-- start of DATA PROVIDED --
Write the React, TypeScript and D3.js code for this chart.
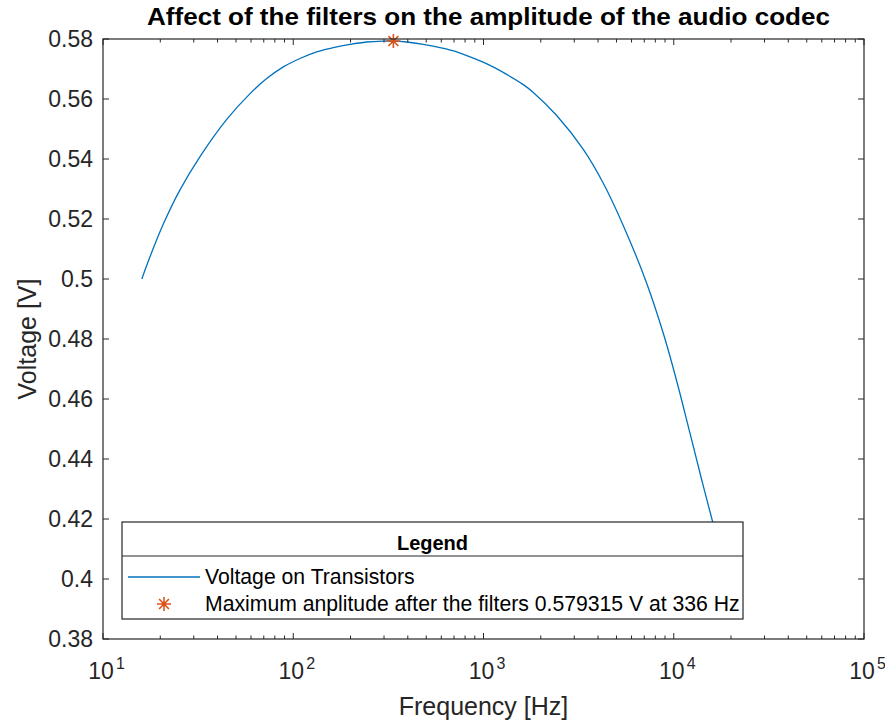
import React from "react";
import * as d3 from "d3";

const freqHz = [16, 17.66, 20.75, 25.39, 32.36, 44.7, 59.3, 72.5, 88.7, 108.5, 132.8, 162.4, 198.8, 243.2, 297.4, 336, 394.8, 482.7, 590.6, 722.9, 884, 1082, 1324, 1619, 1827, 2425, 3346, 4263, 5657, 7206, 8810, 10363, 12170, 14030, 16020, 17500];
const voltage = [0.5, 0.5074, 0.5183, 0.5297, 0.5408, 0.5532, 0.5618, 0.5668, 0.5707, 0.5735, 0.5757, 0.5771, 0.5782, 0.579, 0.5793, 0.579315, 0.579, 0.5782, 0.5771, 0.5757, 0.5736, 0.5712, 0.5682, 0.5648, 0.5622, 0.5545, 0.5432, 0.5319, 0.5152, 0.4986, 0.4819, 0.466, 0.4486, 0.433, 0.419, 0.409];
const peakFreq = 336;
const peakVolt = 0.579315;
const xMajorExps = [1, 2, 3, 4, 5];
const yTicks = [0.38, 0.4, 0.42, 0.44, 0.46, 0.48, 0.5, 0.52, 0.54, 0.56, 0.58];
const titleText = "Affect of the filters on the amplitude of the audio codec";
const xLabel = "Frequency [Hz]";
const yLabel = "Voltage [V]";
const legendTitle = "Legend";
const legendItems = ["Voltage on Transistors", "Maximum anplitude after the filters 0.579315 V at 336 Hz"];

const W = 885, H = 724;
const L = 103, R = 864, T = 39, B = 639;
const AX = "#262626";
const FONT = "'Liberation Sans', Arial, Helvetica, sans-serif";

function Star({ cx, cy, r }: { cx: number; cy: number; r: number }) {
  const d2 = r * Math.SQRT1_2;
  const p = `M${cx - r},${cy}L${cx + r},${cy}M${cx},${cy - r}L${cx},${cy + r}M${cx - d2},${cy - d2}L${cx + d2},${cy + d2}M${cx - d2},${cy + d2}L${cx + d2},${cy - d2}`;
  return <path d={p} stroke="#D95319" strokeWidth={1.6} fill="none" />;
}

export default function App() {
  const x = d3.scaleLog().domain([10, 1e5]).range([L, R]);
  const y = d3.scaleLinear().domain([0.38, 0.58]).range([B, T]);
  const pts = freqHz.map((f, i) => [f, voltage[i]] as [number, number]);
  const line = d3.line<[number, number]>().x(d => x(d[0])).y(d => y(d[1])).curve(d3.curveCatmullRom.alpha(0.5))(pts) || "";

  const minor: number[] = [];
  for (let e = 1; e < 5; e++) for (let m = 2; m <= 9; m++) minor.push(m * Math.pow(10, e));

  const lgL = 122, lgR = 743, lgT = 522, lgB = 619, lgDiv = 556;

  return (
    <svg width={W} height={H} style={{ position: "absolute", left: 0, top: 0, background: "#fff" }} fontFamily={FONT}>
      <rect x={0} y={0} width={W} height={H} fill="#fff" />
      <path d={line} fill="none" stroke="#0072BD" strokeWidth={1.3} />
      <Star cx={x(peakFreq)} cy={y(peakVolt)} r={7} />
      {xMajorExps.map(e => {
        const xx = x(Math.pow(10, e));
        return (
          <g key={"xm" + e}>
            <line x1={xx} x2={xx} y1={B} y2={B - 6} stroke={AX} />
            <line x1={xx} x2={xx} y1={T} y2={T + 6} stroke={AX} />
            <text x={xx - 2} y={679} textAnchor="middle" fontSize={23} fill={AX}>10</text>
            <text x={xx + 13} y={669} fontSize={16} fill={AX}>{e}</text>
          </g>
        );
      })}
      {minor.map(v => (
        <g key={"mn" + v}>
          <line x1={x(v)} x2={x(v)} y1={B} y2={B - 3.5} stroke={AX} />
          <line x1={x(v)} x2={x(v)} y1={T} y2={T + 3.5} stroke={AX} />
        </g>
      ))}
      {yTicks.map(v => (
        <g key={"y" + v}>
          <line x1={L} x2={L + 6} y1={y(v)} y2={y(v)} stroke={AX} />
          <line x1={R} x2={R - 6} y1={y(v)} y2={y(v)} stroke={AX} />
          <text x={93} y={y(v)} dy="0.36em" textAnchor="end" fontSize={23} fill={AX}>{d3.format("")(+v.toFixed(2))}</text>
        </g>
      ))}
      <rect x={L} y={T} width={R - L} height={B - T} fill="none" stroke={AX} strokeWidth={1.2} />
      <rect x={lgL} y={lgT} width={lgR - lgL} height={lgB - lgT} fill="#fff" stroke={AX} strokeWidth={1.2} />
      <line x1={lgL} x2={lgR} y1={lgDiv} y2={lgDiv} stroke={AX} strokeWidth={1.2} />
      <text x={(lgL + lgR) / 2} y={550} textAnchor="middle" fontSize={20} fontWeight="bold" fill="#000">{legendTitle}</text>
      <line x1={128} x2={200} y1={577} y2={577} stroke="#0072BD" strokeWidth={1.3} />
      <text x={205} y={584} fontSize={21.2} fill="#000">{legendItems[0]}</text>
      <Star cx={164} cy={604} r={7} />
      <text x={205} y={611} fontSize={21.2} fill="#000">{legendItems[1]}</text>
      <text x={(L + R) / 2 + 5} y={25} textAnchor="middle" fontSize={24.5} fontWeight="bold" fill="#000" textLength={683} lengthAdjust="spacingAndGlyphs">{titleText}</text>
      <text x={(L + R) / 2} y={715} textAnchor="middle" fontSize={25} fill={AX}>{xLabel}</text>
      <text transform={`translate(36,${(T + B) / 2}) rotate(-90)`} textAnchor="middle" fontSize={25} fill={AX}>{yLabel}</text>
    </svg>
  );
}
-- end of DATA PROVIDED --
DIRECTIONS FOR THIS TASK
Repeat the data exactly, dropping every picture it holds.

EXERCISE ANSWER
Write the React, TypeScript and D3.js code for this chart.
import React from "react";
import * as d3 from "d3";

const freqHz = [16, 17.66, 20.75, 25.39, 32.36, 44.7, 59.3, 72.5, 88.7, 108.5, 132.8, 162.4, 198.8, 243.2, 297.4, 336, 394.8, 482.7, 590.6, 722.9, 884, 1082, 1324, 1619, 1827, 2425, 3346, 4263, 5657, 7206, 8810, 10363, 12170, 14030, 16020, 17500];
const voltage = [0.5, 0.5074, 0.5183, 0.5297, 0.5408, 0.5532, 0.5618, 0.5668, 0.5707, 0.5735, 0.5757, 0.5771, 0.5782, 0.579, 0.5793, 0.579315, 0.579, 0.5782, 0.5771, 0.5757, 0.5736, 0.5712, 0.5682, 0.5648, 0.5622, 0.5545, 0.5432, 0.5319, 0.5152, 0.4986, 0.4819, 0.466, 0.4486, 0.433, 0.419, 0.409];
const peakFreq = 336;
const peakVolt = 0.579315;
const xMajorExps = [1, 2, 3, 4, 5];
const yTicks = [0.38, 0.4, 0.42, 0.44, 0.46, 0.48, 0.5, 0.52, 0.54, 0.56, 0.58];
const titleText = "Affect of the filters on the amplitude of the audio codec";
const xLabel = "Frequency [Hz]";
const yLabel = "Voltage [V]";
const legendTitle = "Legend";
const legendItems = ["Voltage on Transistors", "Maximum anplitude after the filters 0.579315 V at 336 Hz"];

const W = 885, H = 724;
const L = 103, R = 864, T = 39, B = 639;
const AX = "#262626";
const FONT = "'Liberation Sans', Arial, Helvetica, sans-serif";

function Star({ cx, cy, r }: { cx: number; cy: number; r: number }) {
  const d2 = r * Math.SQRT1_2;
  const p = `M${cx - r},${cy}L${cx + r},${cy}M${cx},${cy - r}L${cx},${cy + r}M${cx - d2},${cy - d2}L${cx + d2},${cy + d2}M${cx - d2},${cy + d2}L${cx + d2},${cy - d2}`;
  return <path d={p} stroke="#D95319" strokeWidth={1.6} fill="none" />;
}

export default function App() {
  const x = d3.scaleLog().domain([10, 1e5]).range([L, R]);
  const y = d3.scaleLinear().domain([0.38, 0.58]).range([B, T]);
  const pts = freqHz.map((f, i) => [f, voltage[i]] as [number, number]);
  const line = d3.line<[number, number]>().x(d => x(d[0])).y(d => y(d[1])).curve(d3.curveCatmullRom.alpha(0.5))(pts) || "";

  const minor: number[] = [];
  for (let e = 1; e < 5; e++) for (let m = 2; m <= 9; m++) minor.push(m * Math.pow(10, e));

  const lgL = 122, lgR = 743, lgT = 522, lgB = 619, lgDiv = 556;

  return (
    <svg width={W} height={H} style={{ position: "absolute", left: 0, top: 0, background: "#fff" }} fontFamily={FONT}>
      <rect x={0} y={0} width={W} height={H} fill="#fff" />
      <path d={line} fill="none" stroke="#0072BD" strokeWidth={1.3} />
      <Star cx={x(peakFreq)} cy={y(peakVolt)} r={7} />
      {xMajorExps.map(e => {
        const xx = x(Math.pow(10, e));
        return (
          <g key={"xm" + e}>
            <line x1={xx} x2={xx} y1={B} y2={B - 6} stroke={AX} />
            <line x1={xx} x2={xx} y1={T} y2={T + 6} stroke={AX} />
            <text x={xx - 2} y={679} textAnchor="middle" fontSize={23} fill={AX}>10</text>
            <text x={xx + 13} y={669} fontSize={16} fill={AX}>{e}</text>
          </g>
        );
      })}
      {minor.map(v => (
        <g key={"mn" + v}>
          <line x1={x(v)} x2={x(v)} y1={B} y2={B - 3.5} stroke={AX} />
          <line x1={x(v)} x2={x(v)} y1={T} y2={T + 3.5} stroke={AX} />
        </g>
      ))}
      {yTicks.map(v => (
        <g key={"y" + v}>
          <line x1={L} x2={L + 6} y1={y(v)} y2={y(v)} stroke={AX} />
          <line x1={R} x2={R - 6} y1={y(v)} y2={y(v)} stroke={AX} />
          <text x={93} y={y(v)} dy="0.36em" textAnchor="end" fontSize={23} fill={AX}>{d3.format("")(+v.toFixed(2))}</text>
        </g>
      ))}
      <rect x={L} y={T} width={R - L} height={B - T} fill="none" stroke={AX} strokeWidth={1.2} />
      <rect x={lgL} y={lgT} width={lgR - lgL} height={lgB - lgT} fill="#fff" stroke={AX} strokeWidth={1.2} />
      <line x1={lgL} x2={lgR} y1={lgDiv} y2={lgDiv} stroke={AX} strokeWidth={1.2} />
      <text x={(lgL + lgR) / 2} y={550} textAnchor="middle" fontSize={20} fontWeight="bold" fill="#000">{legendTitle}</text>
      <line x1={128} x2={200} y1={577} y2={577} stroke="#0072BD" strokeWidth={1.3} />
      <text x={205} y={584} fontSize={21.2} fill="#000">{legendItems[0]}</text>
      <Star cx={164} cy={604} r={7} />
      <text x={205} y={611} fontSize={21.2} fill="#000">{legendItems[1]}</text>
      <text x={(L + R) / 2 + 5} y={25} textAnchor="middle" fontSize={24.5} fontWeight="bold" fill="#000" textLength={683} lengthAdjust="spacingAndGlyphs">{titleText}</text>
      <text x={(L + R) / 2} y={715} textAnchor="middle" fontSize={25} fill={AX}>{xLabel}</text>
      <text transform={`translate(36,${(T + B) / 2}) rotate(-90)`} textAnchor="middle" fontSize={25} fill={AX}>{yLabel}</text>
    </svg>
  );
}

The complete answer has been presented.